Redmond Rod & Gun Club finds new space
Published 12:00 am Tuesday, November 25, 2014
- Meg Roussos / The BulletinRudy Rodriguez, of Prineville, competes during the Skeet and Trap shooting competition at the Redmond Rod & Gun Club on Sunday.
The Redmond Rod & Gun Club has found a new home, just weeks before Deschutes County was set to evict the club from its shooting range near the Redmond Airport.
Club president Bill Layton said Thursday the club has signed a deal to purchase Halligan Ranch, and expects to finalize the deal by the first of February. Located off U.S. Highway 97 about 4 miles south of Redmond, the ranch has in recent years been home to a course for sporting clays, similar to trap shooting, but with clay pigeon targets launched from several different points.
The club has leased the property near the Redmond Airport from the county since the early 1970s, but in recent years, the county has been looking for ways to relocate the club to make way for manufacturing and other industrial-oriented businesses. In March, the county granted the club an extension of its lease, giving it until Dec. 31 to vacate the property.

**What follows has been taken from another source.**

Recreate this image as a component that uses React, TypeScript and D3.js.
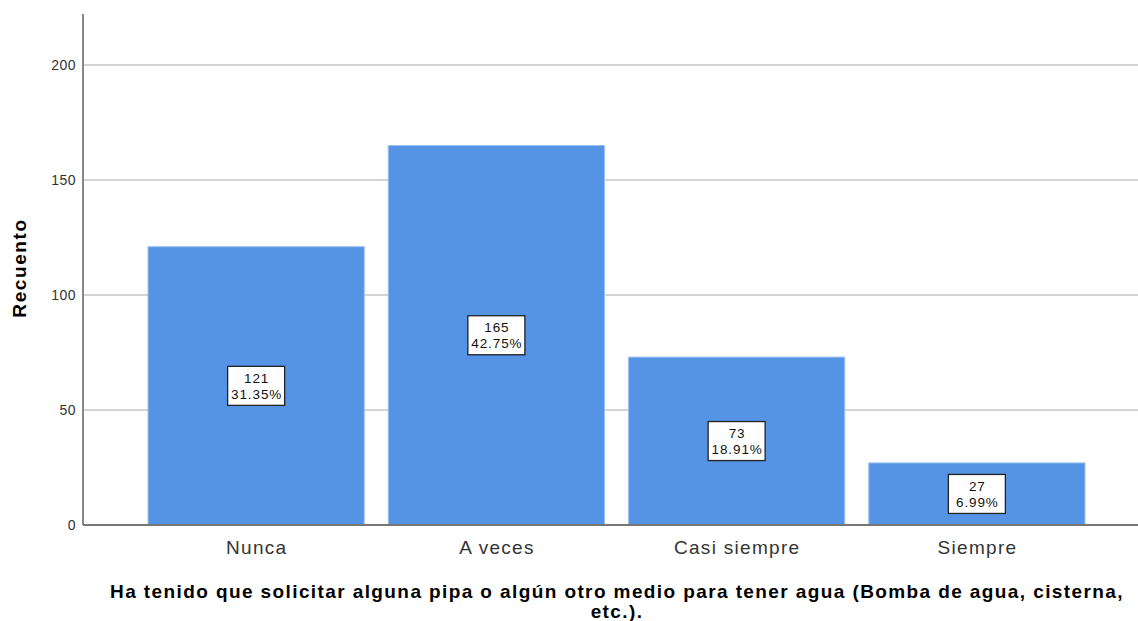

Layton said with the deal for Halligan Ranch now in place, the county has granted the club another six-month extension. If all goes as planned, construction at the new site will be completed in the spring, he said, and the club’s roughly 375 members won’t have to go a single day without access to a range.
The move will allow his club to greatly expand what it offers to club members, organizations that use its facilities for training, and the general public.
“We’ve been living on 66 acres for about 70 years,” Layton said. “And this is 200-plus (acres) we’ll be moving to.”
Layton said the club’s initial plans are to open with facilities for skeet, trap and sporting clays shooting, along with separate ranges for pistol, rifle and archery shooting. The proposed rifle range would be a 600-yard range as compared to the 200-yard range near the airport, he said, and longer term, the club hopes to add a second skeet field, areas for tactical pistol shooting and cowboy action shooting, and possibly an indoor pistol range.
The club has been working to finalize a deal on Halligan Ranch for 11 months, Layton said, after seven years of largely unsuccessful efforts to find a new home. Layton said club members looked at 176 properties, many of which were suitable for shooting but lacked the necessary access to water and electricity.
The club’s range near the airport is one of two public shooting ranges operating in Deschutes County. The Central Oregon Shooting Sports Association runs a large range 24 miles east of Bend off U.S. Highway 20.
Layton said the club still has a lot of work to do, particularly securing conditional use permits for rifle and pistol ranges at the new facility and the funding to build them, but members are feeling good about their future heading in to the winter.
“We’re over the first hump, but we’re still climbing the mountain,” he said.